Wearable sonar tracks facial expressions using sound instead of cameras
Engineers at Cornell University have developed a new wearable device that can monitor a person’s facial expressions through sonar and recreate them on a digital avatar. Removing cameras from the equation could alleviate privacy concerns.
EarIO, as the team calls the device, is made up of an earphone with a microphone and a speaker on each side, and can attach to any regular headset. Each speaker fires off pulses of sound, outside the range of human hearing, towards the wearer’s face, and the echoes are picked up by the microphones.
The echo profiles will be slightly altered by the way the user’s skin moves, stretches and wrinkles up as they pull various facial expressions or while talking. Specially trained algorithms can recognize these echo profiles and rapidly reconstruct the expression on the user’s face, displaying it on a digital avatar.
“Through the power of AI, the algorithm finds complex connections between muscle movement and facial expressions that human eyes cannot identify,” said Ke Li, co-author of the study. “We can use that to infer complex information that is harder to capture – the whole front of the face.”
The team tested the EarIO system on 16 participants, running the algorithm on a regular smartphone. And sure enough, the device was able to reconstruct facial expressions about as well as a regular camera could. Background noise like wind, talking or street noise didn’t interfere with its ability to register faces.

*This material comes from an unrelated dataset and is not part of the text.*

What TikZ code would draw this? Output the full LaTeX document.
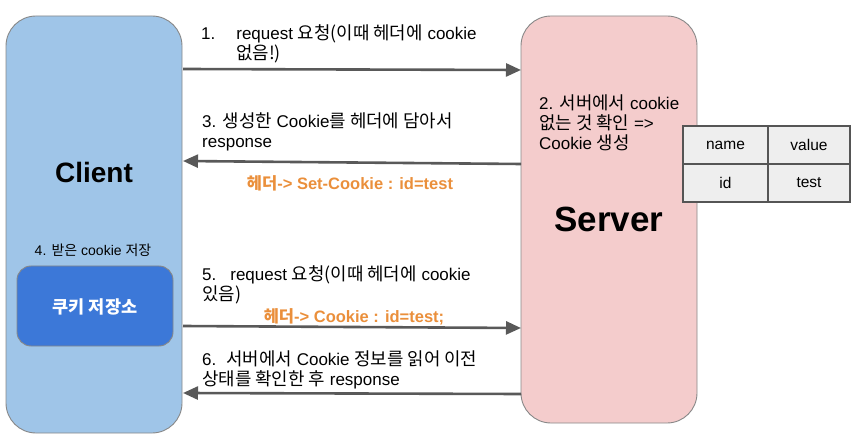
\documentclass[tikz,border=0pt]{standalone}
\usepackage{fontspec}
\setmainfont{Liberation Sans}
\newfontfamily\krfont{Noto Sans CJK KR}[Scale=1.05]
\usetikzlibrary{arrows.meta}
\newcommand\K[1]{{\krfont #1}}
\definecolor{clientfill}{HTML}{9FC5E8}
\definecolor{serverfill}{HTML}{F4CCCC}
\definecolor{storefill}{HTML}{3C78D8}
\definecolor{boxline}{HTML}{888888}
\definecolor{arrowcol}{HTML}{595959}
\definecolor{orangetxt}{HTML}{EA8F3B}
\definecolor{cellfill}{HTML}{EEEEEE}
\definecolor{cellline}{HTML}{555555}
\tikzset{
  bigbox/.style={draw=boxline, line width=0.9pt, rounded corners=30pt},
  lbl/.style={inner sep=0pt, anchor=base west, align=left, font=\fontsize{17}{20}\selectfont},
  olbl/.style={inner sep=0pt, anchor=base, text=orangetxt, font=\fontsize{16.5}{20}\selectfont\bfseries},
  flow/.style={draw=arrowcol, line width=2.6pt, -{Triangle[length=15pt,width=13pt]}},
  cell/.style={draw=cellline, fill=cellfill, line width=1.1pt, minimum height=38pt, inner sep=0pt, font=\fontsize{15.5}{18}\selectfont},
}
\begin{document}
\begin{tikzpicture}[x=1pt,y=-1pt]
\useasboundingbox (0,0) rectangle (859,446);
% main boxes
\draw[bigbox, fill=clientfill] (6,16) rectangle (182,433);
\draw[bigbox, fill=serverfill] (521,16) rectangle (697,423);
\node[inner sep=0pt, anchor=base, font=\fontsize{28}{30}\selectfont\bfseries] (clientlbl) at (94,183) {Client};
\node[inner sep=0pt, anchor=base, font=\fontsize{35}{38}\selectfont\bfseries] (serverlbl) at (609,232) {Server};
% storage
\node[inner sep=0pt, anchor=base, font=\fontsize{14}{16}\selectfont] (step4) at (93,256) {4. {\fontsize{13.3}{16}\krfont 받은} cookie {\fontsize{13.3}{16}\krfont 저장}};
\node[draw=boxline, line width=0.9pt, fill=storefill, rounded corners=14pt, minimum width=156pt, minimum height=80pt, inner sep=0pt] (store) at (95,306) {};
\node[inner sep=0pt, anchor=base, text=white, font=\fontsize{16.7}{20}\selectfont\bfseries] (storelbl) at (95,313) {\K{쿠키 저장소}};
% table
\node[cell, minimum width=85pt] (t11) at (725.5,145) {name};
\node[cell, minimum width=82pt] (t12) at (809,145) {value};
\node[cell, minimum width=85pt] (t21) at (725.5,183) {id};
\node[cell, minimum width=82pt] (t22) at (809,183) {test};
% server text (anchor = baseline of last line)
\node[lbl] (step2) at (539,150) {2. \K{서버에서} cookie\\\K{없는 것 확인} =>\\Cookie \K{생성}};
% arrow end points
\coordinate (a1s) at (183,69);  \coordinate (a1e) at (521,70);
\coordinate (a3s) at (521,164); \coordinate (a3e) at (183,161);
\coordinate (a5s) at (183,326); \coordinate (a5e) at (521,328);
\coordinate (a6s) at (521,394); \coordinate (a6e) at (183,393);
\draw[flow] (a1s) -- (a1e);
\draw[flow] (a3s) -- (a3e);
\draw[flow] (a5s) -- (a5e);
\draw[flow] (a6s) -- (a6e);
% labels (anchor = baseline of last line)
\node[lbl] (step1) at (201,60) {1.\hspace{21pt}request \K{요청(이때 헤더에} cookie\\\hspace*{35pt}\K{없음!)}};
\node[lbl] (step3) at (202,148) {3. \K{생성한} Cookie\K{를 헤더에 담아서}\\response};
\node[olbl] (hdr1) at (350,190) {{\fontsize{15.7}{20}\krfont 헤더}-> Set-Cookie : id=test};
\node[lbl] (step5) at (202,300) {5.\hspace{14pt}request \K{요청(이때 헤더에} cookie\\\K{있음)}};
\node[olbl] (hdr2) at (354,322) {{\fontsize{15.7}{20}\krfont 헤더}-> Cookie : id=test;};
\node[lbl] (step6) at (202,385) {6.\hspace{10pt}\K{서버에서} Cookie \K{정보를 읽어 이전}\\\K{상태를 확인한 후} response};
\end{tikzpicture}
\end{document}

Sonar has a few advantages over using a camera, the team says. Acoustic data requires far less energy and processing power, which also means the device can be smaller and lighter. Cameras can also pick up a huge amount of other personal details a user might not intend to share, so sonar could be more private.
As for what you might use this technology for, it could be a handy way to replicate your physical facial expressions on a digital avatar for games, VR or the metaverse.
The team says that further work will still need to be done to tune out other interference, like when the user turns their head, and streamline the training system for the AI algorithm.
The research was published in the journal Proceedings of the Association for Computing Machinery on Interactive, Mobile, Wearable and Ubiquitous Technologies.